Há mentiras essenciais para a sociedade?
Acho que algumas mentiras são essenciais porque nós estamos acostumados com o conceito de mentira. Nós todos mentimos 200 vezes por dia e somos enganados 200 vezes por outras pessoas. Acho que diplomacia é essencial para a sociedade. Bons elogios, ainda que não totalmente verdadeiros, não são coisas ruins. Mas nós realmente temos que pensar sobre as conseqüências de nossas mentiras.
Consegue imaginar como seria o mundo se todos os humanos fizessem como você e nunca mais mentissem? Como seria isso?

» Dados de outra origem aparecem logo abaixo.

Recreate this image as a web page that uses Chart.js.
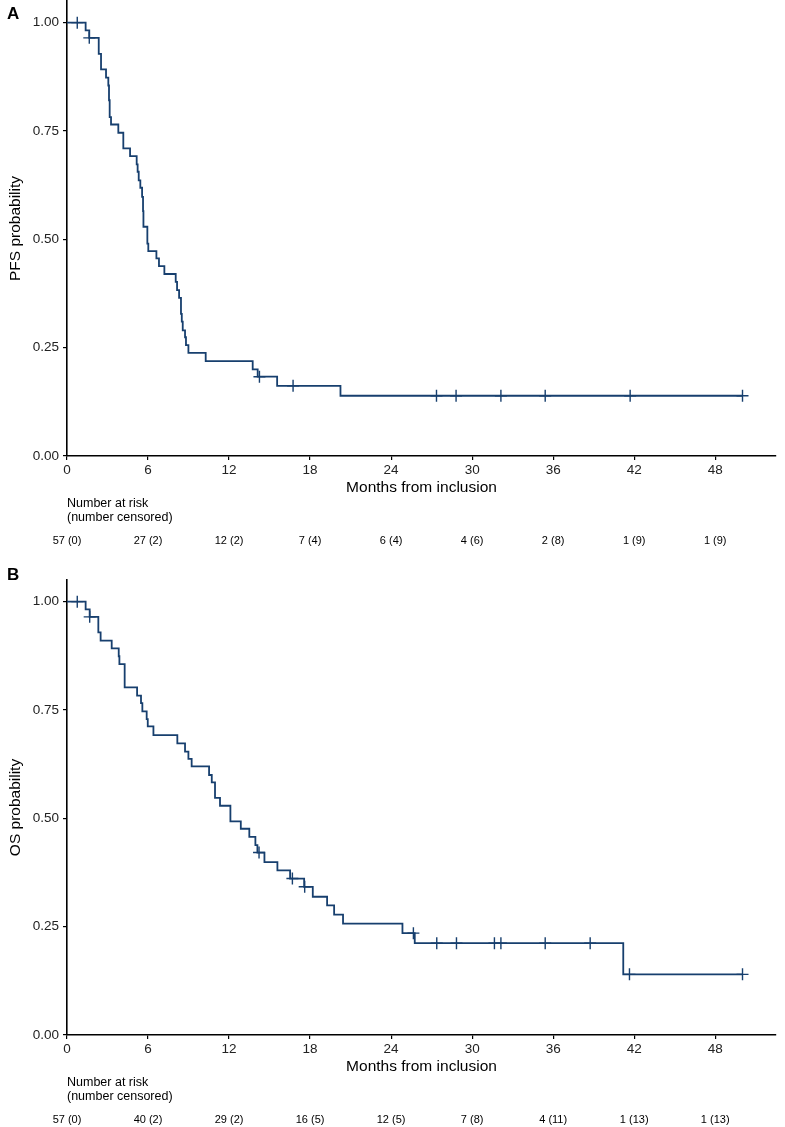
<!DOCTYPE html>
<html><head><meta charset="utf-8">
<script src="https://cdn.jsdelivr.net/npm/chart.js@4.4.1/dist/chart.umd.min.js"></script>
<style>
html,body{margin:0;padding:0;background:#fff;overflow:hidden;}
#wrap{position:relative;width:785px;height:1127px;overflow:hidden;}
canvas{position:absolute;left:0;display:block;}
#ca{top:-19px;}
#cb{top:560px;}
</style></head><body>
<div id="wrap">
<canvas id="ca" width="785" height="579"></canvas>
<canvas id="cb" width="785" height="567"></canvas>
</div>
<script>
// ---------- data ----------
const monthTicks = [0, 6, 12, 18, 24, 30, 36, 42, 48];
const probTicks = [0, 0.25, 0.5, 0.75, 1];

// Panel A: progression-free survival
const pfsEventTimes = [1.38,1.65,2.35,2.52,2.89,3.06,3.11,3.16,3.26,3.80,4.17,4.67,5.16,5.23,5.31,5.43,5.56,5.63,5.66,5.95,6.02,6.62,6.81,7.21,8.05,8.15,8.30,8.44,8.50,8.57,8.74,8.81,8.99,10.27,13.75,14.12,15.56,20.25];
const pfsSurvival   = [0.982,0.965,0.928,0.892,0.873,0.855,0.821,0.782,0.765,0.746,0.710,0.692,0.673,0.656,0.636,0.619,0.598,0.565,0.529,0.490,0.473,0.456,0.438,0.420,0.402,0.383,0.365,0.328,0.310,0.290,0.274,0.256,0.238,0.219,0.200,0.183,0.162,0.139];
const pfsCensorTimes = [0.76,1.65,14.25,16.74,27.36,28.81,32.13,35.41,41.70,50.02];
const pfsAtRisk   = [57,27,12,7,6,4,2,1,1];
const pfsCensored = [0,2,2,4,4,6,8,9,9];

// Panel B: overall survival
const osEventTimes = [1.38,1.68,2.32,2.49,3.31,3.83,3.88,4.27,5.19,5.48,5.58,5.90,5.98,6.40,8.17,8.74,8.99,9.23,10.52,10.72,10.96,11.33,12.10,12.87,13.50,13.95,14.10,14.62,15.58,16.52,17.56,18.20,19.26,19.78,20.44,24.84,25.75,41.19];
const osSurvival   = [0.982,0.965,0.929,0.910,0.892,0.874,0.856,0.802,0.783,0.766,0.747,0.729,0.712,0.692,0.673,0.654,0.637,0.620,0.600,0.583,0.547,0.529,0.493,0.476,0.457,0.438,0.421,0.399,0.380,0.361,0.342,0.319,0.299,0.278,0.257,0.235,0.212,0.140];
const osCensorTimes = [0.76,1.68,14.22,16.69,17.60,25.65,27.38,28.84,31.65,32.13,35.41,38.74,41.65,50.02];
const osAtRisk   = [57,40,29,16,12,7,4,1,1];
const osCensored = [0,2,2,5,5,8,11,13,13];

// ---------- helpers ----------
const FONT = '"Liberation Sans", Arial, Helvetica, sans-serif';
const CURVE = '#173f6e';

function survAt(times, surv, t) {
  let s = 1;
  for (let i = 0; i < times.length; i++) if (times[i] <= t) s = surv[i];
  return s;
}
function curvePoints(times, surv, censorTimes) {
  const pts = [{x: 0, y: 1}];
  times.forEach((t, i) => pts.push({x: t, y: surv[i]}));
  const last = Math.max(...censorTimes);
  pts.push({x: last, y: survAt(times, surv, last)});
  return pts;
}
function censorPoints(times, surv, censorTimes) {
  return censorTimes.map(t => ({x: t, y: survAt(times, surv, t)}));
}

const riskPlugin = {
  id: 'riskTable',
  afterDraw(chart, args, o) {
    const ctx = chart.ctx, xs = chart.scales.x, ca = chart.chartArea;
    ctx.save();
    ctx.fillStyle = '#000';
    ctx.textBaseline = 'middle';
    ctx.textAlign = 'left';
    ctx.font = 'bold 17px ' + FONT;
    ctx.fillText(o.letter, 7, o.letterY);
    ctx.textAlign = 'center';
    ctx.font = '15.5px ' + FONT;
    ctx.fillText('Months from inclusion', (ca.left + ca.right) / 2, ca.bottom + 31.5);
    ctx.textAlign = 'left';
    ctx.font = '12.5px ' + FONT;
    ctx.fillText('Number at risk', ca.left, ca.bottom + 48);
    ctx.fillText('(number censored)', ca.left, ca.bottom + 62);
    ctx.textAlign = 'center';
    ctx.font = '11px ' + FONT;
    o.times.forEach((t, i) => {
      ctx.fillText(o.atRisk[i] + ' (' + o.censored[i] + ')', xs.getPixelForValue(t), ca.bottom + 84.5);
    });
    ctx.restore();
  }
};

function makeChart(id, cfg) {
  const canvas = document.getElementById(id);
  const H = canvas.height;
  const chartBottom = cfg.bottom;
  return new Chart(canvas, {
    type: 'line',
    data: {
      datasets: [
        {
          data: curvePoints(cfg.times, cfg.surv, cfg.censorTimes),
          stepped: 'before',
          borderColor: CURVE,
          borderWidth: 1.8,
          pointRadius: 0,
          fill: false,
          tension: 0
        },
        {
          type: 'scatter',
          data: censorPoints(cfg.times, cfg.surv, cfg.censorTimes),
          showLine: false,
          pointStyle: 'cross',
          pointRadius: 6,
          pointBorderWidth: 1.4,
          borderColor: CURVE,
          backgroundColor: CURVE
        }
      ]
    },
    options: {
      responsive: false,
      animation: false,
      devicePixelRatio: 1,
      layout: {padding: {top: cfg.top, right: 9, left: 0, bottom: 0}},
      plugins: {
        legend: {display: false},
        tooltip: {enabled: false},
        riskTable: {letter: cfg.letter, letterY: cfg.letterY, times: monthTicks, atRisk: cfg.atRisk, censored: cfg.censored}
      },
      scales: {
        x: {
          type: 'linear',
          min: 0, max: 52.5,
          afterBuildTicks: s => { s.ticks = monthTicks.map(v => ({value: v})); },
          afterFit: s => { s.height = H - chartBottom; s.paddingLeft = 0; s.paddingRight = 0; },
          grid: {drawOnChartArea: false, drawTicks: true, tickLength: 4, color: '#000', lineWidth: 1.2},
          border: {display: true, color: '#000', width: 1.6},
          ticks: {color: '#222', font: {family: FONT, size: 13.5}, padding: 2, maxRotation: 0, autoSkip: false}
        },
        y: {
          type: 'linear',
          min: 0, max: 1.05,
          afterBuildTicks: s => { s.ticks = probTicks.map(v => ({value: v})); },
          afterFit: s => { s.width = 67; s.paddingTop = 0; s.paddingBottom = 0; },
          grid: {drawOnChartArea: false, drawTicks: true, tickLength: 4, color: '#000', lineWidth: 1.2},
          border: {display: true, color: '#000', width: 1.6},
          ticks: {color: '#222', font: {family: FONT, size: 13.5}, padding: 4, callback: v => v.toFixed(2)},
          title: {display: true, text: cfg.yTitle, color: '#000', font: {family: FONT, size: 15.5}, padding: {top: 6, bottom: 0}}
        }
      }
    },
    plugins: [riskPlugin]
  });
}

makeChart('ca', {
  times: pfsEventTimes, surv: pfsSurvival, censorTimes: pfsCensorTimes,
  atRisk: pfsAtRisk, censored: pfsCensored,
  letter: 'A', letterY: 33, top: 20, bottom: 475, yTitle: 'PFS probability'
});
makeChart('cb', {
  times: osEventTimes, surv: osSurvival, censorTimes: osCensorTimes,
  atRisk: osAtRisk, censored: osCensored,
  letter: 'B', letterY: 15, top: 20, bottom: 475, yTitle: 'OS probability'
});
</script>
</body></html>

Acho que pelo fato de estarmos tão acostumados a mentir seria um cenário horrível. Pessoas odiariam umas as outras e brigariam também. Talvez haveria mais guerras. Só imagine se políticos fossem forçados para sempre dizer a verdade. Acho que teríamos uma grande guerra em poucos dias. Acho que a grande questão não é se devemos parar de mentir. A questão é quantas mentiras realmente precisamos. Durante meu projeto, descobri que não precisamos de mais de 50 por dia. E eu acredito mesmo que cada pessoa deveria tentar ser mais sincera.
Qual foi o episódio mais embaraçoso da jornada?
A situação mais embaraçosa foi quando um colega de trabalho me deu uma lista de questões como: “Quanto você ganha? Você acha que poderia ser o chefe da companhia?” E a mais embaraçosa questão: “Quem você demitiria se fosse o chefe?” Respondi cada questão honestamente – e então o colega copiou minhas respostas para toda a companhia. Agora todo mundo sabe o meu salário, o que eu penso dos outros e quem eu demitiria. É muito constrangedor olhar nos olhos dessas pessoas.
Já mentiu para um entrevistador?
Sim, uma vez. Conheci um entrevistador que eu não gostava muito – mas ele trabalhava para um jornal famoso, então eu disse: “Muito bom conhecer você!” Mas nessa entrevista, eu não gostei de nada!
Então posso dizer que você foi totalmente sincero nessa entrevista?
Sim. E eu vou terminar assim também. Posso dizer a você, com sinceridade: amo o Brasil e realmente espero que eu possa visitar para a Copa do Mundo de 2014. Mas quero mesmo que a Alemanha seja campeã.